Yao looked up at the sailor, who sat back on the bench, his arms crossed over his chest.

“Failing to take us into account,” the bannerman answered. There was no file in the stack for the sailor sitting before him, and Yao found himself curious as to the reasons for Zhuan’s imprisonment. Yao had spent time with sailors before, and this Zhuan’s manner struck him as different than that typical of those who served in the Interplanetary Fleet. There was something lax in his attitude, Yao felt. Zhuan had the softness that came with long years spent in microgravity, but it seemed that the softness extended to his character, as well as his appearance.

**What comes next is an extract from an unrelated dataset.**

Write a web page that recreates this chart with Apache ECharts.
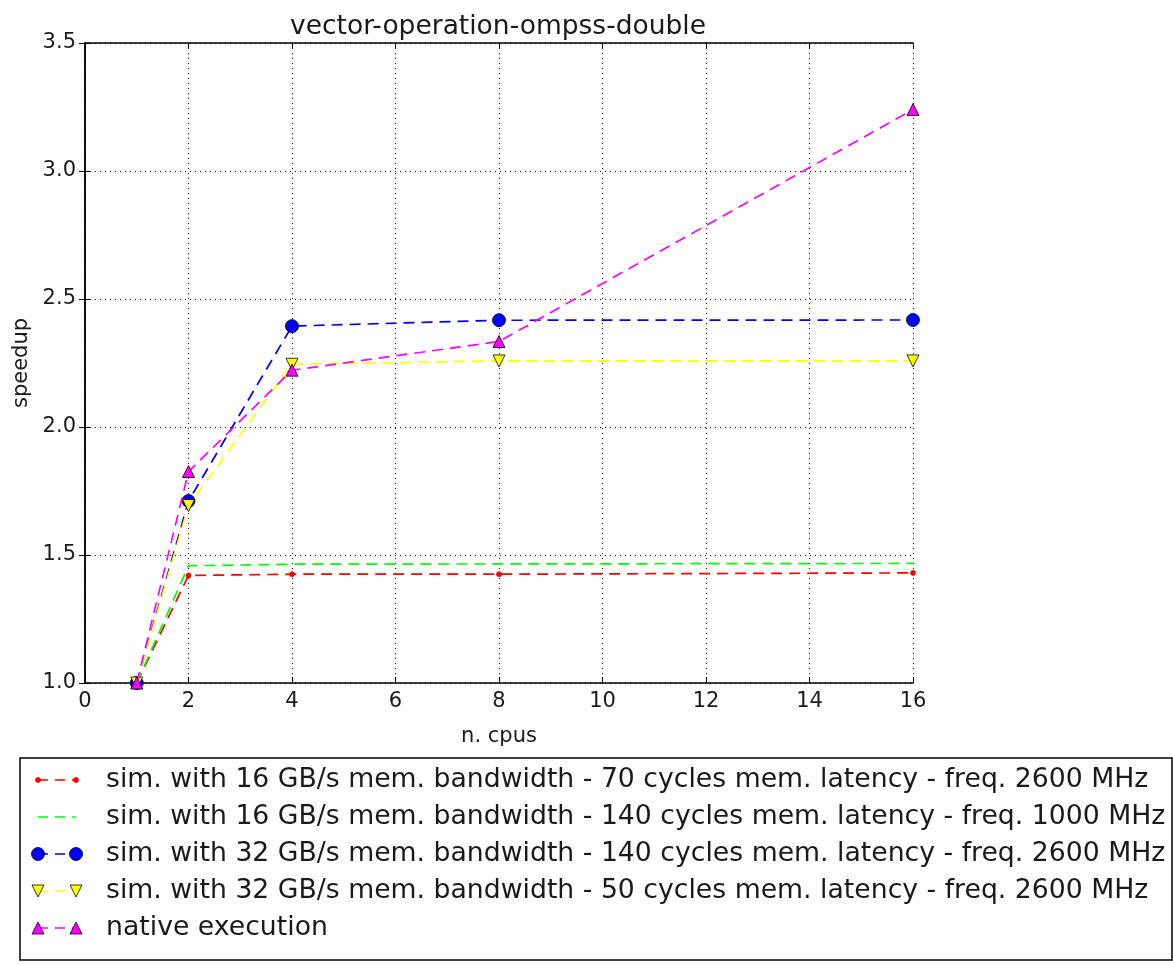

“Indeed,” Zhuan said, guardedly. He paused for a moment before continuing. “I’ve served with the thief, Ang Xunhuo. Thief and gambler, to be precise. But he is also the finest pilot with whom I’ve ever served, and I have no doubts about his abilities to perform his duties, if his vices can be kept in check.” He glanced at the files spread on the table. “I’m a poor judge of a soldier’s worth, though. What is your opinion of the rest?”

Yao’s shoulders raised in the shadow of a shrug. “Their records speak for themselves. The three bannermen, at least, have skills that should prove useful, though each is markedly lacking in discipline. Syuxtun’s skills with language and communication should prove a valuable asset, as should Fukuda’s expertise with demolitions. And if Dea’s marksmanship scores are to be believed, I would not want to find myself on the business end of his firearm. As for the guardsmen...” Yao waved a hand at the other three files, those for Cai, Nguyen, and Paik. “They may simply by the class of men allowed entry into the Green Standard Army these days, for all I know. This war has taxed the resources of the Middle Kingdom, but even so...”

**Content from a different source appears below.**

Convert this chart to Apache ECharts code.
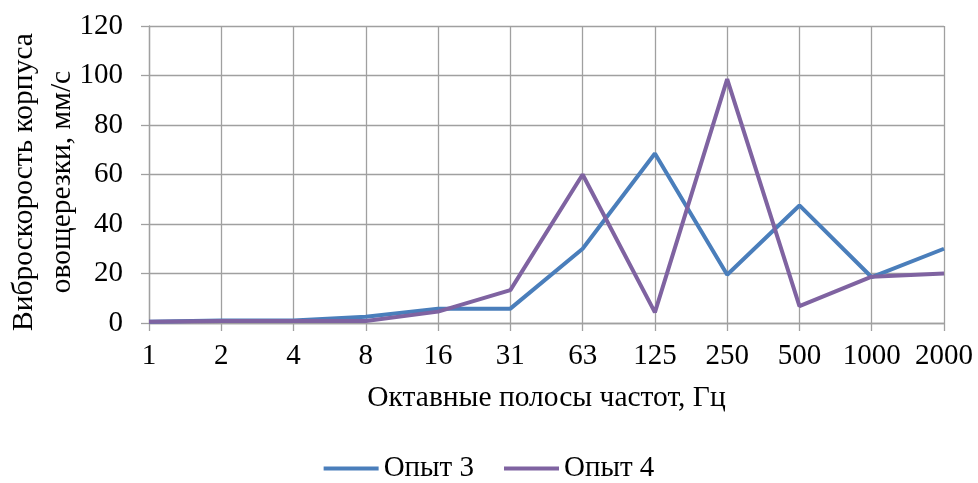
<!DOCTYPE html>
<html><head><meta charset="utf-8">
<script src="https://cdn.jsdelivr.net/npm/echarts@6/dist/echarts.min.js"></script>
<style>html,body{margin:0;padding:0;background:#fff}#c{width:978px;height:483px}</style>
</head><body><div id="c"></div>
<script>
const categories = ['1','2','4','8','16','31','63','125','250','500','1000','2000'];
const opyt3 = [0.5, 1, 1, 2.5, 5.8, 5.8, 30, 68.5, 19.5, 47.5, 18.5, 30];
const opyt4 = [0.5, 0.8, 0.8, 0.8, 4.6, 13.3, 60, 4.3, 98.5, 6.8, 18.7, 20];
const yTicks = {min: 0, max: 120, interval: 20};
const seriesNames = ['Опыт 3', 'Опыт 4'];
const xTitle = 'Октавные полосы частот, Гц';
const yTitle = 'Виброскорость корпуса\nовощерезки, мм/с';
const colors = ['#4a7ebb', '#7f63a1'];
const font = 'Liberation Serif, Times New Roman, serif';
const chart = echarts.init(document.getElementById('c'));
chart.setOption({
  animation: false,
  textStyle: {fontFamily: font},
  grid: {left: 149, right: 34, top: 26, bottom: 160, containLabel: false, outerBoundsMode: 'none'},
  legend: {
    bottom: -5, left: 'center', itemWidth: 55, itemHeight: 4, itemGap: 30,
    icon: 'rect',
    textStyle: {fontFamily: font, fontSize: 29, color: '#000'},
    data: seriesNames
  },
  graphic: [{
    type: 'text', x: 43, y: 182, rotation: Math.PI / 2,
    style: {text: yTitle, fontFamily: font, fontSize: 29.5, fill: '#000', lineHeight: 38,
            textAlign: 'center', textVerticalAlign: 'middle', align: 'center', verticalAlign: 'middle'}
  }],
  xAxis: {
    type: 'category', data: categories, boundaryGap: false,
    name: xTitle, nameLocation: 'middle', nameGap: 60,
    nameTextStyle: {fontFamily: font, fontSize: 29.5, color: '#000'},
    axisLine: {lineStyle: {color: '#a0a0a0', width: 1.3}},
    axisTick: {show: true, length: 8, interval: 0, lineStyle: {color: '#a0a0a0', width: 1.3}},
    axisLabel: {fontFamily: font, fontSize: 29, color: '#000', margin: 19, interval: 0, hideOverlap: false},
    splitLine: {show: true, interval: 0, lineStyle: {color: '#a0a0a0', width: 1.3}}
  },
  yAxis: {
    type: 'value', min: yTicks.min, max: yTicks.max, interval: yTicks.interval,
    axisLine: {show: true, lineStyle: {color: '#a0a0a0', width: 1.3}},
    axisTick: {show: true, length: 8, lineStyle: {color: '#a0a0a0', width: 1.3}},
    axisLabel: {fontFamily: font, fontSize: 29, color: '#000', margin: 26},
    splitLine: {show: true, lineStyle: {color: '#a0a0a0', width: 1.3}}
  },
  series: [
    {name: seriesNames[0], type: 'line', data: opyt3, symbol: 'none', lineStyle: {width: 4, color: colors[0]}, itemStyle: {color: colors[0]}},
    {name: seriesNames[1], type: 'line', data: opyt4, symbol: 'none', lineStyle: {width: 4, color: colors[1]}, itemStyle: {color: colors[1]}}
  ]
});
</script></body></html>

Zhuan gave a slight smile. “So the old rivalries persist?” He raised an eyebrow, in an expression Yao felt verged dangerously close to mocking. “Sailors don’t trust guardsmen who don’t trust bannermen who don’t trust anyone, is that it?”

Yao controlled his reaction, and drew his lips into a tight line. “I do my duty, and judge others by their ability and willingness to do the same.”

Comments:
3,000-5,000 words a day? Yikes! That's a good weekend day for me. On a weekday, I would have to have the stars align to do that much (that would be because I have about 1 hour to write on most weekdays).

Did you have to build up to that amount, or have you always been able to dish out that many words?
 
Well, I have the advantage of being able to write full time for a month or so at a time, in between my other responsibilities, which helps. My schedule these days is administrivia during the morning hours (including a bit of exercise), and then writing from noonish to about four in the afternoon. I can usually get three to five thousand words a day done in those four hours, averaging about four thousand. But to answer your question, yes, I did indeed have to build up to that amount. My experience is closely mirrored by Jay Lake, who describes his process better than I could my own over here. On a bumpersticker, Jay thinks of training for writing just like one would a sport or martial art, always pushing to do a little more, and then a little more after that, to stretch and flex and train those muscles. In this case, the muscle is your brain, but the principle is the same. Worth trying, if you haven't already.